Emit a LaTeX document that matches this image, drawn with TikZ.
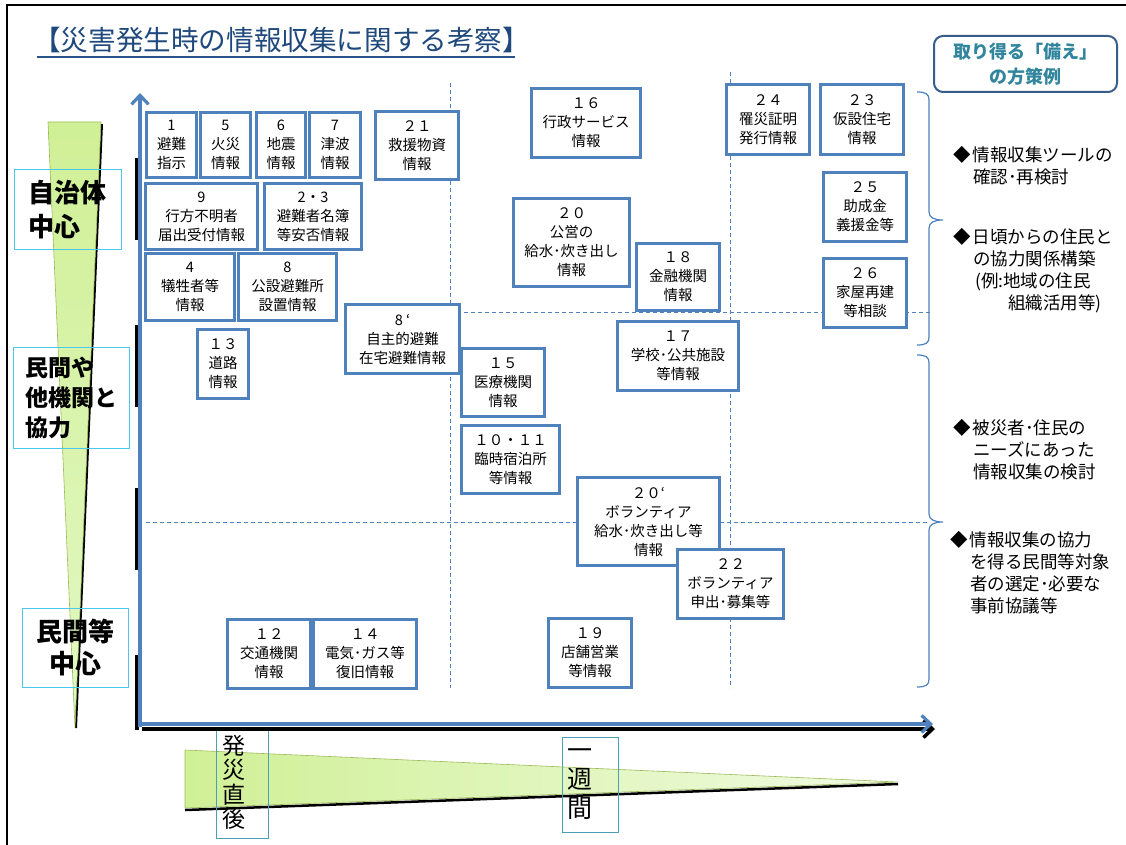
\documentclass[tikz,border=0pt]{standalone}
\usepackage{fontspec}
\setmainfont{Noto Sans CJK JP}
\usetikzlibrary{arrows.meta}

\definecolor{boxblue}{RGB}{79,129,189}
\definecolor{titleblue}{RGB}{31,73,125}
\definecolor{tipborder}{RGB}{56,93,138}
\definecolor{tealtext}{RGB}{49,133,156}
\definecolor{sideline}{RGB}{75,200,235}
\definecolor{timeline}{RGB}{75,160,180}
\definecolor{wedgedark}{RGB}{208,240,150}
\definecolor{wedgemid}{RGB}{226,248,196}
\definecolor{wedgelight}{RGB}{240,251,226}
\definecolor{wedgeedge}{RGB}{155,187,89}

\tikzset{
  infobox/.style={draw=boxblue, line width=2.8pt, fill=white, align=center,
    inner sep=0pt, font=\fontsize{14.5}{19}\selectfont},
  sidelabel/.style={draw=sideline, line width=1pt, inner sep=0pt,
    font=\bfseries\fontsize{26}{34}\selectfont},
  timelabel/.style={draw=timeline, line width=1pt, inner sep=0pt, align=left},
  gridline/.style={draw=boxblue, line width=1pt, dash pattern=on 4pt off 3pt},
  bracket/.style={draw=boxblue, line width=1.2pt},
  notetext/.style={anchor=west, align=left, inner sep=0pt,
    font=\fontsize{17.5}{22}\selectfont},
  axisline/.style={draw=boxblue, line width=3.2pt,
    -{Straight Barb[length=9pt,width=17pt]}},
}

\begin{document}
\begin{tikzpicture}[x=1pt,y=-1pt]
  \useasboundingbox (0,0) rectangle (1126,845);
  % frame and title
  \draw[line width=2.5pt] (7,845) -- (7,5) -- (1126,5);
  \node[anchor=west, inner sep=0pt, text=titleblue,
    font=\fontsize{27.6}{30}\selectfont] (title) at (33,40)
    {【災害発生時の情報収集に関する考察】};
  \draw[titleblue!80!boxblue, line width=1.8pt] (37,57) -- (515,57);

  % green wedges
  \shade[top color=wedgedark, bottom color=wedgemid]
    (48,122) -- (101,122) -- (75,728) -- cycle;
  \draw[line width=2pt] (102,124) -- (76,728);
  \draw[wedgeedge, line width=0.6pt] (48,122) -- (101,122) -- (75,728) -- cycle;
  \shade[left color=wedgedark, right color=wedgelight]
    (185,750) -- (898,782) -- (185,808) -- cycle;
  \draw[line width=2.5pt] (185,810) -- (898,784);
  \draw[wedgeedge, line width=0.6pt] (185,750) -- (898,782) -- (185,808) -- cycle;

  % side labels
  \node[sidelabel, align=left, minimum width=107pt, minimum height=79pt]
    (gov) at (67.5,209.5) {自治体\\中心};
  \node[sidelabel, align=left, minimum width=116pt, minimum height=101pt,
    font=\bfseries\fontsize{23}{30}\selectfont]
    (coop) at (71,397.5) {民間や\\他機関と\\協力};
  \node[sidelabel, align=center, minimum width=106pt, minimum height=79pt,
    font=\bfseries\fontsize{26}{32}\selectfont]
    (priv) at (75,647.5) {民間等\\中心};
  \node[timelabel, minimum width=52pt, minimum height=111pt, text width=40pt,
    font=\fontsize{23}{24.5}\selectfont] (tnow) at (242,782.5) {発\\災\\直\\後};
  \node[timelabel, minimum width=56pt, minimum height=95pt, text width=46pt,
    font=\fontsize{25}{29}\selectfont] (tweek) at (590,784.5) {一\\週\\間};

  % axes
  \coordinate (origin) at (140,727);
  \coordinate (ytop) at (140,93);
  \coordinate (xend) at (933,724);
  \foreach \ya/\yb in {158/240, 325/407, 488/570, 655/730}
    \draw[line width=4.5pt] (137,\ya) -- (137,\yb);
  \draw[line width=3.5pt, -{Straight Barb[length=9pt,width=17pt]}]
    (142,729) -- (935,729);
  \draw[axisline] (origin) -- (ytop);
  \draw[axisline] (140,724) -- (xend);

  % grid
  \draw[gridline] (450,83) -- (450,688);
  \draw[gridline] (730,72) -- (730,688);
  \draw[gridline] (450,312) -- (930,312);
  \draw[gridline] (146,522) -- (930,522);

  % brackets
  \draw[bracket] (917,92) .. controls (926,92) and (929,94) .. (929,100)
    -- (929,212) .. controls (929,218) and (935,220) .. (943,220)
    .. controls (935,220) and (929,222) .. (929,228)
    -- (929,337) .. controls (929,343) and (926,345) .. (917,345);
  \draw[bracket] (917,355) .. controls (926,355) and (929,357) .. (929,363)
    -- (929,514) .. controls (929,520) and (935,522) .. (943,522)
    .. controls (935,522) and (929,524) .. (929,530)
    -- (929,679) .. controls (929,685) and (926,687) .. (917,687);

  % information boxes
  \node[infobox, minimum width=50pt, minimum height=65pt] (b1) at (171.5,145) {1\\避難\\指示};
  \node[infobox, minimum width=50pt, minimum height=65pt] (b5) at (225.5,145) {5\\火災\\情報};
  \node[infobox, minimum width=49pt, minimum height=65pt] (b6) at (281,145) {6\\地震\\情報};
  \node[infobox, minimum width=51pt, minimum height=65pt] (b7) at (335,145) {7\\津波\\情報};
  \node[infobox, minimum width=83pt, minimum height=68pt] (b21) at (417,145.5) {２１\\救援物資\\情報};
  \node[infobox, minimum width=112pt, minimum height=66pt] (b9) at (201.5,216.5) {9\\行方不明者\\届出受付情報};
  \node[infobox, minimum width=97pt, minimum height=66pt] (b2x3) at (313,216.5) {2・3\\避難者名簿\\等安否情報};
  \node[infobox, minimum width=89pt, minimum height=67pt] (b4) at (190,287) {4\\犠牲者等\\情報};
  \node[infobox, minimum width=98pt, minimum height=67pt] (b8) at (287.5,287) {8\\公設避難所\\設置情報};
  \node[infobox, minimum width=51pt, minimum height=69pt] (b13) at (223,364) {１３\\道路\\情報};
  \node[infobox, minimum width=83pt, minimum height=68pt] (b15) at (503,382.5) {１５\\医療機関\\情報};
  \node[infobox, minimum width=114pt, minimum height=69pt] (b8p) at (402.5,339) {8 ‘\\自主的避難\\在宅避難情報};
  \node[infobox, minimum width=98pt, minimum height=68pt] (b10x11) at (510.5,459.5) {１０・１１\\臨時宿泊所\\等情報};
  \node[infobox, minimum width=109pt, minimum height=69pt] (b16) at (586,123) {１６\\行政サービス\\情報};
  \node[infobox, minimum width=116pt, minimum height=88pt] (b20) at (571.5,242.5) {２０\\公営の\\給水･炊き出し\\情報};
  \node[infobox, minimum width=83pt, minimum height=67pt] (b18) at (678,277) {１８\\金融機関\\情報};
  \node[infobox, minimum width=121pt, minimum height=69pt] (b17) at (678,356) {１７\\学校･公共施設\\等情報};
  \node[infobox, minimum width=142pt, minimum height=88pt] (b20p) at (648.5,521.5) {２０‘\\ボランティア\\給水･炊き出し等\\情報};
  \node[infobox, minimum width=106pt, minimum height=69pt] (b22) at (730.5,584) {２２\\ボランティア\\申出･募集等};
  \node[infobox, minimum width=83pt, minimum height=69pt] (b19) at (590,653) {１９\\店舗営業\\等情報};
  \node[infobox, minimum width=83pt, minimum height=69pt] (b12) at (269,654) {１２\\交通機関\\情報};
  \node[infobox, minimum width=103pt, minimum height=69pt] (b14) at (365,654) {１４\\電気･ガス等\\復旧情報};
  \node[infobox, minimum width=83pt, minimum height=70pt] (b24) at (768,119.5) {２４\\罹災証明\\発行情報};
  \node[infobox, minimum width=83pt, minimum height=70pt] (b23) at (862,119.5) {２３\\仮設住宅\\情報};
  \node[infobox, minimum width=83pt, minimum height=69pt] (b25) at (865,207) {２５\\助成金\\義援金等};
  \node[infobox, minimum width=83pt, minimum height=69pt] (b26) at (865,293) {２６\\家屋再建\\等相談};

  % measures
  \node[draw=tipborder, line width=2pt, rounded corners=9pt, minimum width=183pt,
    minimum height=56pt, align=center, inner sep=0pt, text=tealtext,
    font=\bfseries\fontsize{18}{25}\selectfont] (tips) at (1025.5,64)
    {取り得る「備え」\\の方策例};
  \node[notetext] (m1) at (953,166) {◆\hspace{2pt}情報収集ツールの\\\hspace{20pt}確認･再検討};
  \node[notetext] (m2) at (953,271) {◆\hspace{2pt}日頃からの住民と\\\hspace{20pt}の協力関係構築\\\hspace{22pt}(例:地域の住民\\\hspace{55pt}組織活用等)};
  \node[notetext] (m3) at (953,450) {◆\hspace{2pt}被災者･住民の\\\hspace{20pt}ニーズにあった\\\hspace{20pt}情報収集の検討};
  \node[notetext] (m4) at (950,573) {◆\hspace{2pt}情報収集の協力\\\hspace{20pt}を得る民間等対象\\\hspace{20pt}者の選定･必要な\\\hspace{20pt}事前協議等};
\end{tikzpicture}
\end{document}
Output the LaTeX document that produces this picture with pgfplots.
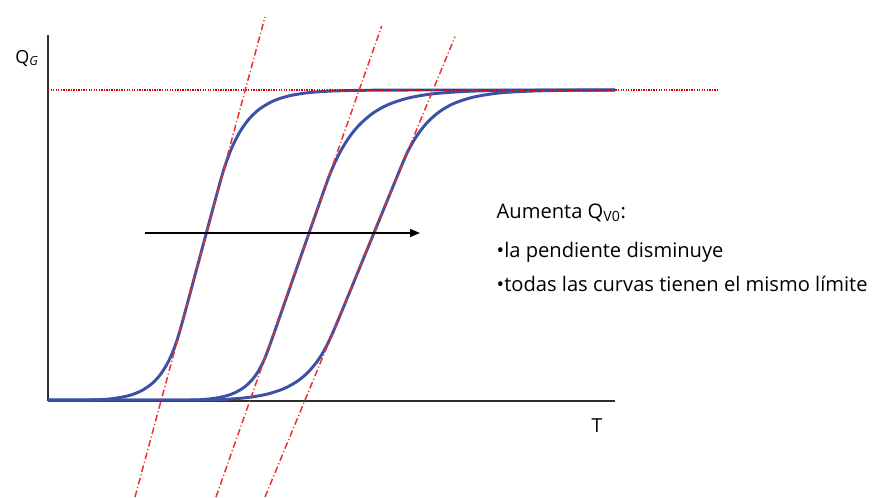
\documentclass[border=0pt]{standalone}
\usepackage{fontspec}
\setmainfont{Open Sans}
\usepackage{pgfplots}
\pgfplotsset{compat=1.18}
\usetikzlibrary{arrows.meta}

\definecolor{curveblue}{RGB}{60,80,165}
\definecolor{tanred}{RGB}{235,45,45}
\definecolor{axisgray}{RGB}{45,45,45}

% one data unit = one pixel of the reference (x = px-48, y = 401-py)
\begin{document}
\begin{tikzpicture}
\begin{axis}[
    x=0.75pt, y=0.75pt,
    xmin=0, xmax=567, ymin=0, ymax=366,
    axis lines=left,
    axis line style={-, line width=1.5pt, color=axisgray},
    xtick=\empty, ytick=\empty,
    clip=false,
]
% bounding box of the whole picture
\path (axis cs:-48,-96) (axis cs:825,401);

% three sigmoid curves
\addplot[curveblue, line width=2.2pt, smooth] coordinates {
    (0,1) (40,1) (60,1.9) (75,4.1) (85,6.7) (95,11.1) (105,18.3) (113,27.3)
    (120,38.7) (126,52.3) (132.9,73.8) (152.5,146.3) (172.1,218.8)
    (178,238.1) (185,255.9) (193,271.0) (202,283.1) (212,292.3) (225,299.9)
    (240,304.9) (260,308.3) (285,310.0) (320,310.75) (380,311) (567,311)
};
\addplot[curveblue, line width=2.2pt, smooth] coordinates {
    (0,1) (100,1) (130,1) (150,1.2) (165,2.5) (178,5.1) (188,8.8) (197,14.4)
    (205,22.3) (212,32.8) (220.3,51.8) (249,133.6) (277.9,216)
    (285,234.2) (293,250.6) (302,264.9) (312,276.8) (325,287.9) (340,296.3)
    (360,302.9) (385,307.2) (420,309.7) (460,310.6) (520,310.9) (567,311)
};
\addplot[curveblue, line width=2.2pt, smooth] coordinates {
    (0,1) (120,1) (150,1) (170,1.3) (190,2.5) (205,4.2) (220,7.1) (235,12.0)
    (248,18.9) (260,28.7) (272,43.7) (285.1,69.1) (320.8,155.5) (354.6,237.7)
    (362,253.6) (370,266.9) (380,279.3) (392,289.7) (406,297.6) (425,303.8)
    (450,307.9) (480,309.8) (520,310.7) (567,311)
};

% common limit
\addplot[red!85!black, line width=1pt, dash pattern=on 1pt off 0.9pt] coordinates {(0,311) (670,311)};

% tangent lines
\addplot[tanred, line width=1.1pt, dash pattern=on 5pt off 2pt on 0.8pt off 2pt] coordinates {(87,-96) (217,384)};
\addplot[tanred, line width=1.1pt, dash pattern=on 5pt off 2pt on 0.8pt off 2pt] coordinates {(168,-96) (333.7,375)};
\addplot[tanred, line width=1.1pt, dash pattern=on 5pt off 2pt on 0.8pt off 2pt] coordinates {(217,-96) (407,364.3)};

% arrow
\addplot[black, line width=1.1pt, -{Triangle[length=7.5pt,width=6pt]}] coordinates {(97,168) (372,168)};

% labels
\node[anchor=base west, font=\fontsize{13.5}{16}\selectfont] at (axis cs:-37.3,338) {Q\textsubscript{\textit{G}}};
\node[anchor=base, font=\fontsize{14.5}{17}\selectfont] at (axis cs:549,-31) {T};
\node[anchor=base west, font=\fontsize{15.1}{18}\selectfont] at (axis cs:444,183) {Aumenta Q\textsubscript{V0}:};
\node[anchor=base west, font=\fontsize{15.1}{18}\selectfont] at (axis cs:444,144) {•la pendiente disminuye};
\node[anchor=base west, font=\fontsize{15.1}{18}\selectfont] at (axis cs:444,110) {•todas las curvas tienen el mismo límite};
\end{axis}
\end{tikzpicture}
\end{document}
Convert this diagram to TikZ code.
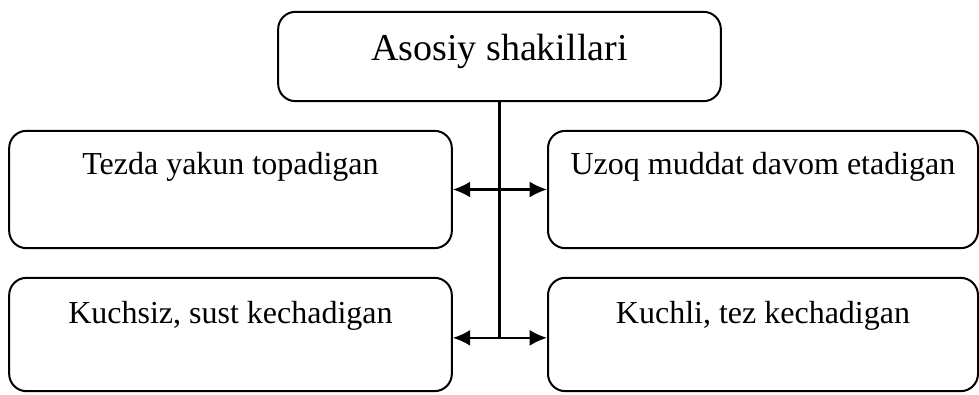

------------------------

* GIVEN REQUEST
Only the lines from the start of the records to the line with "(37,57) -- (515,57);" belong in the copy. Print them exactly, minus pictures.

* RESPONSE TO THE TASK
Emit a LaTeX document that matches this image, drawn with TikZ.
\documentclass[tikz,border=0pt]{standalone}
\usepackage{fontspec}
\setmainfont{Noto Sans CJK JP}
\usetikzlibrary{arrows.meta}

\definecolor{boxblue}{RGB}{79,129,189}
\definecolor{titleblue}{RGB}{31,73,125}
\definecolor{tipborder}{RGB}{56,93,138}
\definecolor{tealtext}{RGB}{49,133,156}
\definecolor{sideline}{RGB}{75,200,235}
\definecolor{timeline}{RGB}{75,160,180}
\definecolor{wedgedark}{RGB}{208,240,150}
\definecolor{wedgemid}{RGB}{226,248,196}
\definecolor{wedgelight}{RGB}{240,251,226}
\definecolor{wedgeedge}{RGB}{155,187,89}

\tikzset{
  infobox/.style={draw=boxblue, line width=2.8pt, fill=white, align=center,
    inner sep=0pt, font=\fontsize{14.5}{19}\selectfont},
  sidelabel/.style={draw=sideline, line width=1pt, inner sep=0pt,
    font=\bfseries\fontsize{26}{34}\selectfont},
  timelabel/.style={draw=timeline, line width=1pt, inner sep=0pt, align=left},
  gridline/.style={draw=boxblue, line width=1pt, dash pattern=on 4pt off 3pt},
  bracket/.style={draw=boxblue, line width=1.2pt},
  notetext/.style={anchor=west, align=left, inner sep=0pt,
    font=\fontsize{17.5}{22}\selectfont},
  axisline/.style={draw=boxblue, line width=3.2pt,
    -{Straight Barb[length=9pt,width=17pt]}},
}

\begin{document}
\begin{tikzpicture}[x=1pt,y=-1pt]
  \useasboundingbox (0,0) rectangle (1126,845);
  % frame and title
  \draw[line width=2.5pt] (7,845) -- (7,5) -- (1126,5);
  \node[anchor=west, inner sep=0pt, text=titleblue,
    font=\fontsize{27.6}{30}\selectfont] (title) at (33,40)
    {【災害発生時の情報収集に関する考察】};
  \draw[titleblue!80!boxblue, line width=1.8pt] (37,57) -- (515,57);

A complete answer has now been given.